The function is called via a function pointer with no parameters and returns no value.
If there are only 4 cases, it does not go into .rodata. More than 4 it goes
in. Doesn't matter which ones, just as long as there are more than 4, it goes
in.
I compiled the same code, using LPCOpen v2.01 on IAR and it does not go into
.rodata. (using the same machine, but running XP in VB).
If I compile the project with any optimizations, all is good.
If I add __attribute__((optimize(1))) to the function prototype and compile the
project with no optimization, all is good.
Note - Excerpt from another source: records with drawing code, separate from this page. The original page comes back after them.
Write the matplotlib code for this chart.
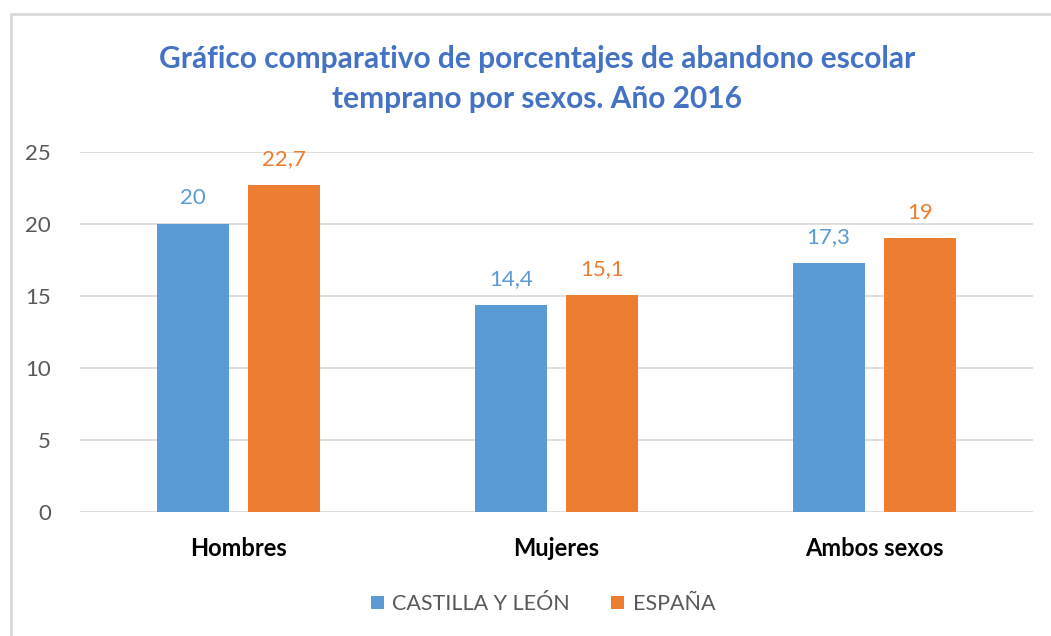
import numpy as np
import matplotlib.pyplot as plt
import matplotlib.patches as patches

categories = ['Hombres', 'Mujeres', 'Ambos sexos']
castilla = [20, 14.4, 17.3]
espana = [22.7, 15.1, 19]
series_names = ['CASTILLA Y LEÓN', 'ESPAÑA']
yticks = [0, 5, 10, 15, 20, 25]

blue = '#5B9BD5'
orange = '#ED7D31'

plt.rcParams['font.family'] = ['Lato', 'DejaVu Sans']

fig = plt.figure(figsize=(10.51, 6.36), dpi=100)
ax = fig.add_axes([80 / 1051, 124 / 636, 953 / 1051, 360 / 636])

# frame of the chart area (right/bottom edges fall outside the picture)
fig.patches.append(patches.Rectangle((11 / 1051, -0.05), 1.1, (636 - 14) / 636 + 0.05,
                                     transform=fig.transFigure, fill=False,
                                     edgecolor='#D9D9D9', linewidth=2))

x = np.arange(len(categories))
w = 0.227
off = (w + 0.06) / 2
b1 = ax.bar(x - off, castilla, w, color=blue, label=series_names[0], zorder=2)
b2 = ax.bar(x + off, espana, w, color=orange, label=series_names[1], zorder=2)

def fmt(v):
    return ('%g' % v).replace('.', ',')

for bars, vals, c in [(b1, castilla, blue), (b2, espana, orange)]:
    for rect, v in zip(bars, vals):
        ax.text(rect.get_x() + rect.get_width() / 2, v + 1.1, fmt(v),
                ha='center', va='bottom', color=c, fontsize=16)

ax.set_xlim(-0.5, 2.5)
ax.set_ylim(0, 25)
ax.set_yticks(yticks)
ax.set_yticklabels([str(t) for t in yticks], fontsize=16, color='#595959')
ax.set_xticks(x)
ax.set_xticklabels(categories, fontsize=17, fontweight='bold', color='black')
ax.tick_params(axis='both', length=0)
ax.tick_params(axis='y', pad=21)
ax.tick_params(axis='x', pad=18)
ax.grid(axis='y', color='#D9D9D9', linewidth=1.2, zorder=0)
for s in ax.spines.values():
    s.set_visible(False)

fig.text(537 / 1051, 1 - 59 / 636, 'Gráfico comparativo de porcentajes de abandono escolar',
         ha='center', va='center', fontsize=21.5, fontweight='bold', color='#4472C4')
fig.text(537 / 1051, 1 - 99 / 636, 'temprano por sexos. Año 2016',
         ha='center', va='center', fontsize=21.5, fontweight='bold', color='#4472C4')

leg = fig.legend(loc='center', bbox_to_anchor=(543 / 1051, 1 - 604 / 636), ncol=2,
                 frameon=False, fontsize=15.5, handlelength=0.6, handleheight=0.6,
                 columnspacing=1.9, handletextpad=0.4)
for t in leg.get_texts():
    t.set_color('#595959')

fig.savefig('out.png', dpi=100)
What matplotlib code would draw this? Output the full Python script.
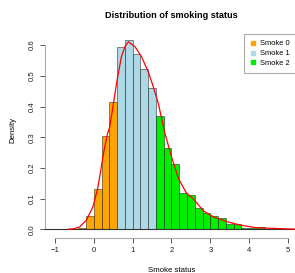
import matplotlib
matplotlib.use("Agg")
import matplotlib.pyplot as plt
from matplotlib.lines import Line2D
import numpy as np

plt.rcParams["font.family"] = ["Liberation Sans", "DejaVu Sans"]

# histogram bins (density scale)
bin_edges = [-0.4, -0.2, 0.0, 0.2, 0.4, 0.6, 0.8, 1.0, 1.2, 1.4, 1.6, 1.8, 2.0,
             2.2, 2.4, 2.6, 2.8, 3.0, 3.2, 3.4, 3.6, 3.8, 4.0, 4.2, 4.4]
bin_density = [0.005, 0.043, 0.130, 0.305, 0.414, 0.594, 0.616, 0.571, 0.522,
               0.459, 0.369, 0.264, 0.213, 0.118, 0.112, 0.068, 0.052, 0.043,
               0.036, 0.016, 0.016, 0.005, 0.005, 0.006]
bin_group = [0, 0, 0, 0, 0, 1, 1, 1, 1, 1, 2, 2, 2, 2, 2, 2, 2, 2, 2, 2, 2, 2, 2, 2]

# density curve
kde_x = [-0.67, -0.5, -0.36, -0.19, -0.02, 0.1, 0.18, 0.26, 0.35, 0.41, 0.5,
         0.585, 0.71, 0.8, 0.89, 1.06, 1.23, 1.40, 1.53, 1.66, 1.83, 2.0, 2.18,
         2.39, 2.56, 2.82, 3.07, 3.42, 3.76, 4.19, 4.62, 5.05, 5.4]
kde_y = [0.0, 0.002, 0.008, 0.03, 0.074, 0.134, 0.193, 0.255, 0.31, 0.334,
         0.405, 0.476, 0.562, 0.595, 0.611, 0.595, 0.562, 0.513, 0.465, 0.41,
         0.313, 0.236, 0.165, 0.117, 0.10, 0.06, 0.041, 0.025, 0.014, 0.005,
         0.003, 0.001, 0.0]

group_labels = ["Smoke 0", "Smoke 1", "Smoke 2"]
group_colors = ["orange", "lightblue", "#00ee00"]

W, H = 295, 273
fig = plt.figure(figsize=(W / 100, H / 100), dpi=100)
ax = fig.add_axes([45 / W, 1 - 237.7 / H, (298.5 - 45) / W, (237.7 - 20) / H])

lefts = np.array(bin_edges[:-1])
widths = np.diff(bin_edges)
cols = [group_colors[g] for g in bin_group]
ax.bar(lefts, bin_density, width=widths, align="edge", color=cols,
       edgecolor=(0, 0, 0, 0.45), linewidth=0.7, zorder=2)
ax.axhline(0, color="#333333", linewidth=0.8, zorder=3)
ax.plot(kde_x, kde_y, color="red", linewidth=0.9, zorder=4)

ax.set_xlim(-1.257, 5.27)
ax.set_ylim(-0.0274, 0.682)

for s in ["top", "right"]:
    ax.spines[s].set_visible(False)
ax.spines["left"].set_bounds(0, 0.6)
ax.spines["bottom"].set_bounds(-1, 5)
for s in ["left", "bottom"]:
    ax.spines[s].set_color("#aaaaaa")
    ax.spines[s].set_linewidth(0.8)

ax.set_xticks([-1, 0, 1, 2, 3, 4, 5])
ax.set_yticks([0.0, 0.1, 0.2, 0.3, 0.4, 0.5, 0.6])
ax.set_yticklabels(["0.0", "0.1", "0.2", "0.3", "0.4", "0.5", "0.6"],
                   rotation=90, va="center")
ax.tick_params(axis="both", labelsize=5.6, length=3.5, width=0.7,
               color="#555555", labelcolor="#222222", pad=3)

fig.text(171.5 / W, 1 - 16 / H, "Distribution of smoking status",
         ha="center", va="center", fontsize=6.6, fontweight="bold")
fig.text(172 / W, 1 - 270 / H, "Smoke status", ha="center", va="center",
         fontsize=5.6)
fig.text(13 / W, 1 - 130 / H, "Density", ha="center", va="center",
         fontsize=5.6, rotation=90)

# legend, anchored at its top-left corner
handles = [Line2D([], [], marker="s", linestyle="none", color=c, markersize=3)
           for c in group_colors]
leg = fig.legend(handles, group_labels, loc="upper left",
                 bbox_to_anchor=(244.3 / W, 1 - 34 / H), fontsize=5.4,
                 frameon=True, fancybox=False, edgecolor="#999999",
                 handlelength=0.6, handletextpad=0.7, labelspacing=0.35,
                 borderpad=0.8, borderaxespad=0)
leg.get_frame().set_linewidth(0.8)

fig.savefig("out.png", dpi=100)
It sounds more like I am violating a GCC coding practice, but I have not seen
it before nor can I find anything too specific about it.
However, I wrote a small test building against CMSIS v2.10 in LPCXpresso 6.14
using LPC1347 as the target; nothing unusual.
Used the same test with LPCOpen v2.01 in LPCXpresso 6.14
using LPC811 as the target; function goes into .rodata.
Any ideas or pointers? Or am I being too OCD about where everything is going?